# [Recorded information]
* Start *

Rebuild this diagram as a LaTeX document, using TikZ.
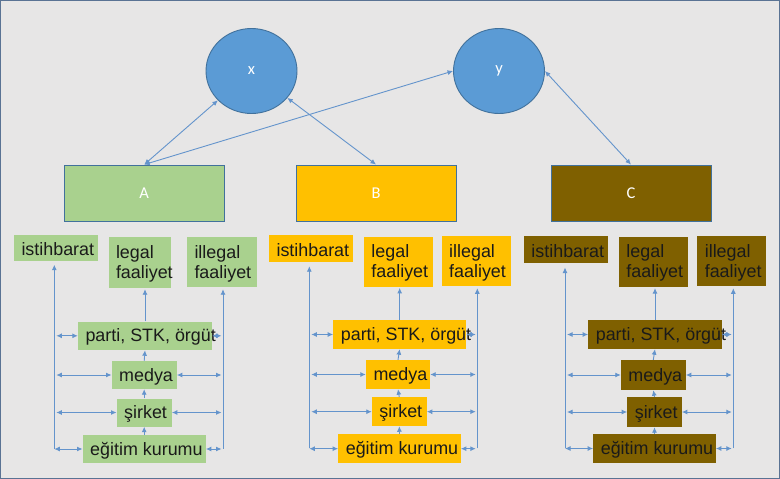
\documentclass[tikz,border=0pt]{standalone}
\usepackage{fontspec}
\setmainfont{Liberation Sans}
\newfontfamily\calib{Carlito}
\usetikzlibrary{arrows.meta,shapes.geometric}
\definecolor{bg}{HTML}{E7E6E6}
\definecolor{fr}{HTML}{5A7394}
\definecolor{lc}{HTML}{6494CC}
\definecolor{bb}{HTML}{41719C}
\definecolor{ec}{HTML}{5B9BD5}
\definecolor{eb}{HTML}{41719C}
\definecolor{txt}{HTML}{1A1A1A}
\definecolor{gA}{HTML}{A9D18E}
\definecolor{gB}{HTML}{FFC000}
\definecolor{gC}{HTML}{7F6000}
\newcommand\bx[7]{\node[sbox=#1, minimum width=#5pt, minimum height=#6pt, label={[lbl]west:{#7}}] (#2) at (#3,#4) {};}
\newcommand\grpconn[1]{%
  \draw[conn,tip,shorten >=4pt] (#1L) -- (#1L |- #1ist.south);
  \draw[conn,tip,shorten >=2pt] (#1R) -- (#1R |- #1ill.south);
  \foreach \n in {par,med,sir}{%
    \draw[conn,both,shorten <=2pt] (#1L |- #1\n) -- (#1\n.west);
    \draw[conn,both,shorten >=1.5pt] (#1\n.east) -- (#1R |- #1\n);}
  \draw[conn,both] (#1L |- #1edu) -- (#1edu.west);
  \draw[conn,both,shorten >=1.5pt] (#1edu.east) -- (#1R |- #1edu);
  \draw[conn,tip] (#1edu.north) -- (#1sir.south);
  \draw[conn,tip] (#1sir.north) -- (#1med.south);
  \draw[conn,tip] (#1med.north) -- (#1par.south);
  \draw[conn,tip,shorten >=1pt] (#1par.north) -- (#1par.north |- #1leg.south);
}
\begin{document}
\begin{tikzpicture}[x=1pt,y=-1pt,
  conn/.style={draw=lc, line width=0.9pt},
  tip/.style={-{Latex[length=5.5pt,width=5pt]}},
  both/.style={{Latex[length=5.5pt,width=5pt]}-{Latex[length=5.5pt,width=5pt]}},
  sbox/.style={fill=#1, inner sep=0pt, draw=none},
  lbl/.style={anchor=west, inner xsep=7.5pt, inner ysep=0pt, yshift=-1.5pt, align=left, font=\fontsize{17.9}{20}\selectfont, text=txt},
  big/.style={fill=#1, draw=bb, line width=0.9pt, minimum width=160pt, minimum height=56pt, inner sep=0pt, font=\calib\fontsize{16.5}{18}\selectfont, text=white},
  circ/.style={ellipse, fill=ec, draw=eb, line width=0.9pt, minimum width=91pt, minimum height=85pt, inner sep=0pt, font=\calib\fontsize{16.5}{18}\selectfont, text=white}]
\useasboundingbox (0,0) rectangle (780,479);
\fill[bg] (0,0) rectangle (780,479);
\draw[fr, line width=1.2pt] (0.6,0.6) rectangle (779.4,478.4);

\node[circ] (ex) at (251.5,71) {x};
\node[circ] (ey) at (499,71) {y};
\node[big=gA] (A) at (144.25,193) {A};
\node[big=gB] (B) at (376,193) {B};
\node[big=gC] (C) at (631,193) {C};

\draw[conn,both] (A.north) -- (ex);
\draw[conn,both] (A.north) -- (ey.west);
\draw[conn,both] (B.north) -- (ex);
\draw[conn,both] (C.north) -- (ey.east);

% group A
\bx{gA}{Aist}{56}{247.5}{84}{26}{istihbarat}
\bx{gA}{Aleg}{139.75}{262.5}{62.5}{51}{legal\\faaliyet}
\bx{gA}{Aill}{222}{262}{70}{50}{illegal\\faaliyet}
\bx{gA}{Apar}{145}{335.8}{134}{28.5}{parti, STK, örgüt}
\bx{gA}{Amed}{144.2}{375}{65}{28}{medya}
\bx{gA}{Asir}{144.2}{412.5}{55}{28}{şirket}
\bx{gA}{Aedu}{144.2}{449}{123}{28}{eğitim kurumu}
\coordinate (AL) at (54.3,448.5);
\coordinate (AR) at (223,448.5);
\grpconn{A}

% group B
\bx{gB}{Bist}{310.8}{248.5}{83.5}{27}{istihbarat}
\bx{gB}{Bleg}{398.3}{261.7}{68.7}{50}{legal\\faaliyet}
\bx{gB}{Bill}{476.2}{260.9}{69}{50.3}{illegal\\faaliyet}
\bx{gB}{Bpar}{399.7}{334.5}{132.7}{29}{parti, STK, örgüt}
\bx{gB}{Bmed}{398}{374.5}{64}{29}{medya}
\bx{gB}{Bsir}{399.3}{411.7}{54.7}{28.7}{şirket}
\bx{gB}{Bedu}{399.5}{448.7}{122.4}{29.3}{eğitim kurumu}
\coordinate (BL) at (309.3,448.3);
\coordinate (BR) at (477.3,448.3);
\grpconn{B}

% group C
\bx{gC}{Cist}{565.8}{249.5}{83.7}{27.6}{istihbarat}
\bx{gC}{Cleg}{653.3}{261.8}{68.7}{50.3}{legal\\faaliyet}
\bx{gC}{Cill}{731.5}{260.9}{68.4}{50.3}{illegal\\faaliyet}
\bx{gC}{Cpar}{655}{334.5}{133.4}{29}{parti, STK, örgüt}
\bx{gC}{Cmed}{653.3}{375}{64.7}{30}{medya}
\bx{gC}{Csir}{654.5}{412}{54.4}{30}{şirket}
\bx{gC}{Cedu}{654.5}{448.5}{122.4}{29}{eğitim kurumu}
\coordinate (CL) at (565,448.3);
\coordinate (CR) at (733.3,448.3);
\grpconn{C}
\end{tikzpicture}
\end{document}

* End *

# [Direction]
Give an exact reproduction of every line, leaving out any picture.

# [Task output]
Rebuild this diagram as a LaTeX document, using TikZ.
\documentclass[tikz,border=0pt]{standalone}
\usepackage{fontspec}
\setmainfont{Liberation Sans}
\newfontfamily\calib{Carlito}
\usetikzlibrary{arrows.meta,shapes.geometric}
\definecolor{bg}{HTML}{E7E6E6}
\definecolor{fr}{HTML}{5A7394}
\definecolor{lc}{HTML}{6494CC}
\definecolor{bb}{HTML}{41719C}
\definecolor{ec}{HTML}{5B9BD5}
\definecolor{eb}{HTML}{41719C}
\definecolor{txt}{HTML}{1A1A1A}
\definecolor{gA}{HTML}{A9D18E}
\definecolor{gB}{HTML}{FFC000}
\definecolor{gC}{HTML}{7F6000}
\newcommand\bx[7]{\node[sbox=#1, minimum width=#5pt, minimum height=#6pt, label={[lbl]west:{#7}}] (#2) at (#3,#4) {};}
\newcommand\grpconn[1]{%
  \draw[conn,tip,shorten >=4pt] (#1L) -- (#1L |- #1ist.south);
  \draw[conn,tip,shorten >=2pt] (#1R) -- (#1R |- #1ill.south);
  \foreach \n in {par,med,sir}{%
    \draw[conn,both,shorten <=2pt] (#1L |- #1\n) -- (#1\n.west);
    \draw[conn,both,shorten >=1.5pt] (#1\n.east) -- (#1R |- #1\n);}
  \draw[conn,both] (#1L |- #1edu) -- (#1edu.west);
  \draw[conn,both,shorten >=1.5pt] (#1edu.east) -- (#1R |- #1edu);
  \draw[conn,tip] (#1edu.north) -- (#1sir.south);
  \draw[conn,tip] (#1sir.north) -- (#1med.south);
  \draw[conn,tip] (#1med.north) -- (#1par.south);
  \draw[conn,tip,shorten >=1pt] (#1par.north) -- (#1par.north |- #1leg.south);
}
\begin{document}
\begin{tikzpicture}[x=1pt,y=-1pt,
  conn/.style={draw=lc, line width=0.9pt},
  tip/.style={-{Latex[length=5.5pt,width=5pt]}},
  both/.style={{Latex[length=5.5pt,width=5pt]}-{Latex[length=5.5pt,width=5pt]}},
  sbox/.style={fill=#1, inner sep=0pt, draw=none},
  lbl/.style={anchor=west, inner xsep=7.5pt, inner ysep=0pt, yshift=-1.5pt, align=left, font=\fontsize{17.9}{20}\selectfont, text=txt},
  big/.style={fill=#1, draw=bb, line width=0.9pt, minimum width=160pt, minimum height=56pt, inner sep=0pt, font=\calib\fontsize{16.5}{18}\selectfont, text=white},
  circ/.style={ellipse, fill=ec, draw=eb, line width=0.9pt, minimum width=91pt, minimum height=85pt, inner sep=0pt, font=\calib\fontsize{16.5}{18}\selectfont, text=white}]
\useasboundingbox (0,0) rectangle (780,479);
\fill[bg] (0,0) rectangle (780,479);
\draw[fr, line width=1.2pt] (0.6,0.6) rectangle (779.4,478.4);

\node[circ] (ex) at (251.5,71) {x};
\node[circ] (ey) at (499,71) {y};
\node[big=gA] (A) at (144.25,193) {A};
\node[big=gB] (B) at (376,193) {B};
\node[big=gC] (C) at (631,193) {C};

\draw[conn,both] (A.north) -- (ex);
\draw[conn,both] (A.north) -- (ey.west);
\draw[conn,both] (B.north) -- (ex);
\draw[conn,both] (C.north) -- (ey.east);

% group A
\bx{gA}{Aist}{56}{247.5}{84}{26}{istihbarat}
\bx{gA}{Aleg}{139.75}{262.5}{62.5}{51}{legal\\faaliyet}
\bx{gA}{Aill}{222}{262}{70}{50}{illegal\\faaliyet}
\bx{gA}{Apar}{145}{335.8}{134}{28.5}{parti, STK, örgüt}
\bx{gA}{Amed}{144.2}{375}{65}{28}{medya}
\bx{gA}{Asir}{144.2}{412.5}{55}{28}{şirket}
\bx{gA}{Aedu}{144.2}{449}{123}{28}{eğitim kurumu}
\coordinate (AL) at (54.3,448.5);
\coordinate (AR) at (223,448.5);
\grpconn{A}

% group B
\bx{gB}{Bist}{310.8}{248.5}{83.5}{27}{istihbarat}
\bx{gB}{Bleg}{398.3}{261.7}{68.7}{50}{legal\\faaliyet}
\bx{gB}{Bill}{476.2}{260.9}{69}{50.3}{illegal\\faaliyet}
\bx{gB}{Bpar}{399.7}{334.5}{132.7}{29}{parti, STK, örgüt}
\bx{gB}{Bmed}{398}{374.5}{64}{29}{medya}
\bx{gB}{Bsir}{399.3}{411.7}{54.7}{28.7}{şirket}
\bx{gB}{Bedu}{399.5}{448.7}{122.4}{29.3}{eğitim kurumu}
\coordinate (BL) at (309.3,448.3);
\coordinate (BR) at (477.3,448.3);
\grpconn{B}

% group C
\bx{gC}{Cist}{565.8}{249.5}{83.7}{27.6}{istihbarat}
\bx{gC}{Cleg}{653.3}{261.8}{68.7}{50.3}{legal\\faaliyet}
\bx{gC}{Cill}{731.5}{260.9}{68.4}{50.3}{illegal\\faaliyet}
\bx{gC}{Cpar}{655}{334.5}{133.4}{29}{parti, STK, örgüt}
\bx{gC}{Cmed}{653.3}{375}{64.7}{30}{medya}
\bx{gC}{Csir}{654.5}{412}{54.4}{30}{şirket}
\bx{gC}{Cedu}{654.5}{448.5}{122.4}{29}{eğitim kurumu}
\coordinate (CL) at (565,448.3);
\coordinate (CR) at (733.3,448.3);
\grpconn{C}
\end{tikzpicture}
\end{document}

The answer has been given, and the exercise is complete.